Cet ambitieux décomplexé, passé par les rangs de l’UMP de Nicolas Sarkozy, et un temps en couple avec l’une des filles de Dominique de Villepin, a mené des activités de lobbyiste en Côte d’Ivoire. Il y a noué des liens avec des figures du régime et s’est rapproché de Guillaume Soro. Il aurait alors capté plusieurs de leurs entretiens, dont un à Krinjabo (à l’est d’Abidjan), au début de 2018.

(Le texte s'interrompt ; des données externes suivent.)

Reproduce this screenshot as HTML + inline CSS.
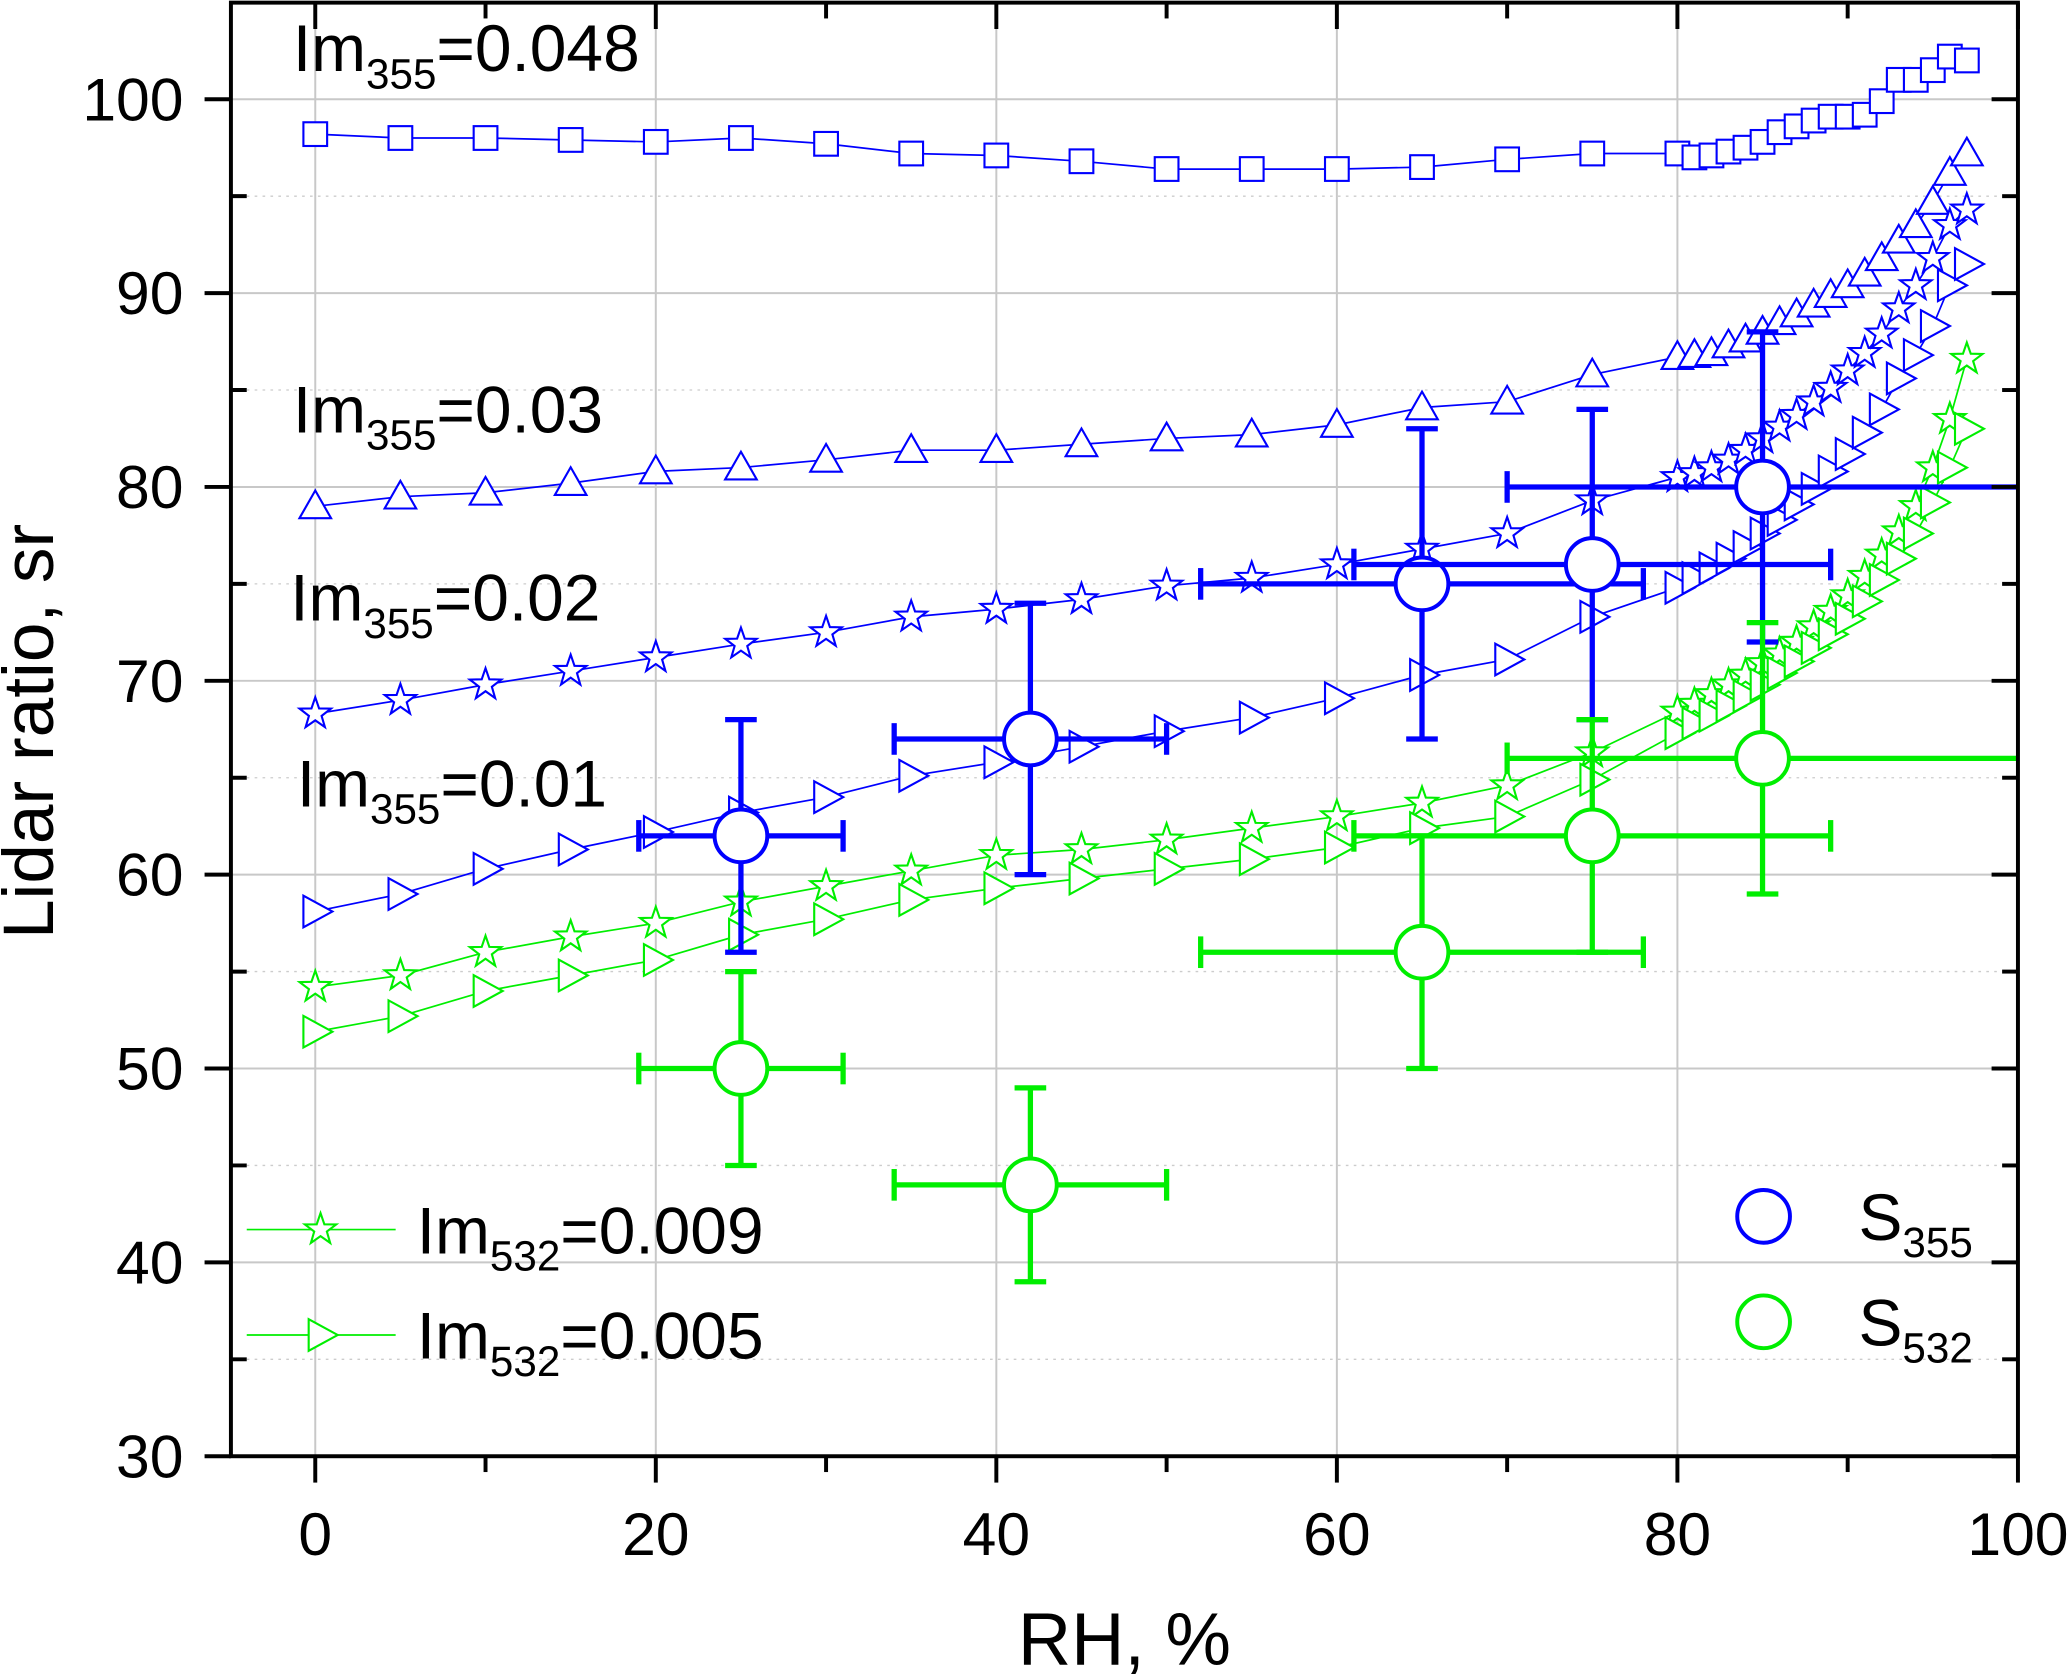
<!DOCTYPE html>
<html><head><meta charset="utf-8"><style>
html,body{margin:0;padding:0;background:#fff;}
svg{display:block;font-family:"Liberation Sans",Arial,sans-serif;}
</style></head><body>
<svg id="chart" width="2067" height="1675" viewBox="0 0 1568 1271" xmlns="http://www.w3.org/2000/svg">
<g id="grid"></g>
<g id="series"></g>
<g id="errs"></g>
<g id="axes"></g>
<g id="labels">
<text x="222" y="54" font-size="50">Im<tspan font-size="32" dy="13">355</tspan><tspan dy="-13">=0.048</tspan></text>
<text x="222" y="328" font-size="50">Im<tspan font-size="32" dy="13">355</tspan><tspan dy="-13">=0.03</tspan></text>
<text x="220" y="471" font-size="50">Im<tspan font-size="32" dy="13">355</tspan><tspan dy="-13">=0.02</tspan></text>
<text x="225" y="612" font-size="50">Im<tspan font-size="32" dy="13">355</tspan><tspan dy="-13">=0.01</tspan></text>
<text transform="translate(40,555) rotate(-90)" text-anchor="middle" font-size="54">Lidar ratio, sr</text>
<text x="853" y="1263" text-anchor="middle" font-size="56">RH, %</text>
</g>
<g id="legend"></g>
</svg>
<script>
const xs = [0,5,10,15,20,25,30,35,40,45,50,55,60,65,70,75,80,81,82,83,84,85,86,87,88,89,90,91,92,93,94,95,96,97];
const sq355 = [98.2,98.0,98.0,97.9,97.8,98.0,97.7,97.2,97.1,96.8,96.4,96.4,96.4,96.5,96.9,97.2,97.2,97.0,97.1,97.3,97.5,97.8,98.3,98.6,98.9,99.1,99.1,99.2,99.9,101.0,101.0,101.5,102.2,102.0];
const tri355 = [79,79.5,79.7,80.2,80.8,81.0,81.4,81.9,81.9,82.2,82.5,82.7,83.2,84.1,84.4,85.8,86.7,86.8,86.9,87.3,87.6,88.0,88.5,88.9,89.4,89.9,90.4,91.0,91.8,92.7,93.5,94.7,96.2,97.2];
const star355 = [68.3,69.0,69.8,70.5,71.2,71.9,72.5,73.3,73.7,74.2,74.9,75.3,76.0,76.8,77.6,79.3,80.5,80.7,81.0,81.4,81.9,82.5,83.1,83.7,84.4,85.1,86.0,86.9,87.9,89.2,90.4,91.8,93.5,94.3];
const rt355 = [58.1,59.0,60.3,61.3,62.2,63.2,64.0,65.1,65.8,66.6,67.4,68.1,69.1,70.3,71.1,73.3,74.8,75.3,75.8,76.3,76.9,77.6,78.3,79.1,79.9,80.8,81.7,82.8,84.0,85.6,86.8,88.3,90.4,91.5];
const star532 = [54.2,54.8,56.0,56.8,57.5,58.6,59.4,60.2,61.0,61.3,61.8,62.4,63.0,63.7,64.6,66.3,68.4,68.8,69.3,69.8,70.3,70.9,71.4,72.0,72.8,73.6,74.4,75.4,76.5,77.7,79.0,81.0,83.5,86.6];
const rt532 = [51.9,52.7,54.0,54.8,55.6,56.9,57.7,58.7,59.3,59.8,60.3,60.8,61.4,62.4,63.0,64.9,67.3,67.8,68.2,68.7,69.2,69.8,70.4,71.0,71.7,72.4,73.2,74.1,75.2,76.3,77.6,79.2,81.0,83.0];
const mRH = [25,42,65,75,85];
const mRHlo = [19,34,52,61,70];
const mRHhi = [31,50,78,89,100];
const s355 = [62,67,75,76,80];
const s355lo = [56,60,67,68,72];
const s355hi = [68,74,83,84,88];
const s532 = [50,44,56,62,66];
const s532lo = [45,39,50,56,59];
const s532hi = [55,49,62,68,73];
const xTicks = [0,20,40,60,80,100];
const yTicks = [30,40,50,60,70,80,90,100];

const NS = "http://www.w3.org/2000/svg";
const X = v => 239 + (v - 0) * 12.92;
const Y = v => 1105 - (v - 30) * 14.71;
const L = 175, R = 1531, T = 2, B = 1105;
const BLUE = "#0000ff", GREEN = "#00ee00";
function mk(tag, attrs, parent) { const e = document.createElementNS(NS, tag); for (const k in attrs) e.setAttribute(k, attrs[k]); parent.appendChild(e); return e; }
const grid = document.getElementById('grid'), axes = document.getElementById('axes'), ser = document.getElementById('series'), errs = document.getElementById('errs'), leg = document.getElementById('legend');

for (let v = 35; v < 100; v += 10) { const g = mk('line', {x1:L,x2:R,y1:Y(v),y2:Y(v),stroke:'#ccc','stroke-width':1,'stroke-dasharray':'2,4'}, grid);
  }
yTicks.forEach(v => { const g = mk('line', {x1:L,x2:R,y1:Y(v),y2:Y(v),stroke:'#c8c8c8','stroke-width':1.5}, grid);
  });
xTicks.forEach(v => { const g = mk('line', {x1:X(v),x2:X(v),y1:T,y2:B,stroke:'#c8c8c8','stroke-width':1.5}, grid);
  });

function marker(type, x, y, color, parent) {
  let e; const s = 9;
  if (type === 'sq') e = mk('rect', {x:x-s,y:y-s,width:2*s,height:2*s}, parent);
  else if (type === 'tri') e = mk('polygon', {points:`${x},${y-12} ${x-12},${y+9} ${x+12},${y+9}`}, parent);
  else if (type === 'rt') e = mk('polygon', {points:`${x-9},${y-12} ${x+13},${y} ${x-9},${y+12}`}, parent);
  else { let p = []; for (let i = 0; i < 10; i++) { const r = i % 2 ? 5 : 12.5, a = -Math.PI/2 + i*Math.PI/5; p.push((x + r*Math.cos(a)).toFixed(1) + ',' + (y + r*Math.sin(a)).toFixed(1)); } e = mk('polygon', {points:p.join(' ')}, parent); }
  e.setAttribute('fill', '#fff'); e.setAttribute('stroke', color); e.setAttribute('stroke-width', 1.6);
  return e;
}
function series(vals, type, color, name) {
  const g = mk('g', {}, ser);
  
  
  const pts = xs.map((x, i) => X(x).toFixed(1) + ',' + Y(vals[i]).toFixed(1)).join(' ');
  mk('polyline', {points:pts, fill:'none', stroke:color, 'stroke-width':1.3}, g);
  xs.forEach((x, i) => { const m = marker(type, X(x), Y(vals[i]), color, g);
      });
}
series(sq355, 'sq', BLUE, 'series-im355-0048');
series(tri355, 'tri', BLUE, 'series-im355-003');
series(star355, 'star', BLUE, 'series-im355-002');
series(rt355, 'rt', BLUE, 'series-im355-001');
series(star532, 'star', GREEN, 'series-im532-0009');
series(rt532, 'rt', GREEN, 'series-im532-0005');

function meas(vals, lo, hi, color, name) {
  mRH.forEach((rh, i) => {
    const g = mk('g', {stroke:color, 'stroke-width':4, fill:'none'}, errs);
    
    
    const cx = X(rh), cy = Y(vals[i]);
    mk('line', {x1:X(mRHlo[i]), x2:Math.min(X(mRHhi[i]), R), y1:cy, y2:cy}, g);
    mk('line', {x1:cx, x2:cx, y1:Y(lo[i]), y2:Y(hi[i])}, g);
    mk('line', {x1:cx-12, x2:cx+12, y1:Y(lo[i]), y2:Y(lo[i])}, g);
    mk('line', {x1:cx-12, x2:cx+12, y1:Y(hi[i]), y2:Y(hi[i])}, g);
    mk('line', {x1:X(mRHlo[i]), x2:X(mRHlo[i]), y1:cy-12, y2:cy+12}, g);
    if (X(mRHhi[i]) < R - 1) mk('line', {x1:X(mRHhi[i]), x2:X(mRHhi[i]), y1:cy-12, y2:cy+12}, g);
    mk('circle', {cx:cx, cy:cy, r:20, fill:'#fff', 'stroke-width':3}, g);
  });
}
meas(s355, s355lo, s355hi, BLUE, 's355');
meas(s532, s532lo, s532hi, GREEN, 's532');

const fr = mk('rect', {x:L, y:T, width:R-L, height:B-T, fill:'none', stroke:'#000', 'stroke-width':3}, axes);
 
for (let v = 0; v <= 100; v += 10) {
  const len = v % 20 === 0 ? 20 : 12;
  mk('line', {x1:X(v), x2:X(v), y1:B, y2:B+len, stroke:'#000', 'stroke-width':3}, axes);
  mk('line', {x1:X(v), x2:X(v), y1:T, y2:T+len, stroke:'#000', 'stroke-width':3}, axes);
}
for (let v = 30; v <= 100; v += 5) {
  const maj = v % 10 === 0;
  mk('line', {x1:L-(maj?20:0), x2:L+(maj?0:12), y1:Y(v), y2:Y(v), stroke:'#000', 'stroke-width':3}, axes);
  mk('line', {x1:R-(maj?20:12), x2:R, y1:Y(v), y2:Y(v), stroke:'#000', 'stroke-width':3}, axes);
}
xTicks.forEach(v => { const t = mk('text', {x:X(v), y:1180, 'text-anchor':'middle', 'font-size':46}, axes); t.textContent = v;
    });
yTicks.forEach(v => { const t = mk('text', {x:139, y:Y(v)+16, 'text-anchor':'end', 'font-size':46}, axes); t.textContent = v;
    });

function legLine(y, type, txt1, name) {
  const g = mk('g', {}, leg);
  
  
  mk('line', {x1:187, x2:300, y1:y, y2:y, stroke:GREEN, 'stroke-width':1.3}, g);
  marker(type, 243, y, GREEN, g);
  const t = mk('text', {x:316, y:y+18, 'font-size':50}, g);
  t.innerHTML = 'Im<tspan font-size="32" dy="13">532</tspan><tspan dy="-13">' + txt1 + '</tspan>';
}
legLine(933, 'star', '=0.009', 'legend-entry-im532-0009');
legLine(1013, 'rt', '=0.005', 'legend-entry-im532-0005');
function legCirc(y, color, sub, name) {
  const g = mk('g', {}, leg);
  
  
  mk('circle', {cx:1338, cy:y, r:20, fill:'#fff', stroke:color, 'stroke-width':3}, g);
  const t = mk('text', {x:1410, y:y+18, 'font-size':50}, g);
  t.innerHTML = 'S<tspan font-size="32" dy="13">' + sub + '</tspan>';
}
legCirc(923, BLUE, '355', 'legend-entry-s355');
legCirc(1003, GREEN, '532', 'legend-entry-s532');
</script>
</body></html>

Selon le premier cercle de Soro, le commanditaire de ces opérations d’espionnage serait Hamed Bakayoko, l’actuel ministre de la Défense, qu’ils accusent d’avoir « tout fait pour faire plonger » l’ancien chef rebelle. Contacté, ce dernier n’a pas donné suite aux sollicitations de JA. Si les autorités refusent de détailler l’ensemble des accusations portées contre Soro, elles assurent que le dossier est accablant. « Nous avons beaucoup de choses contre lui. Tout cela, notamment les autres enregistrements, sera rendu public, à doses homéopathiques, d’ici à l’élection présidentielle », prévient une source proche du dossier.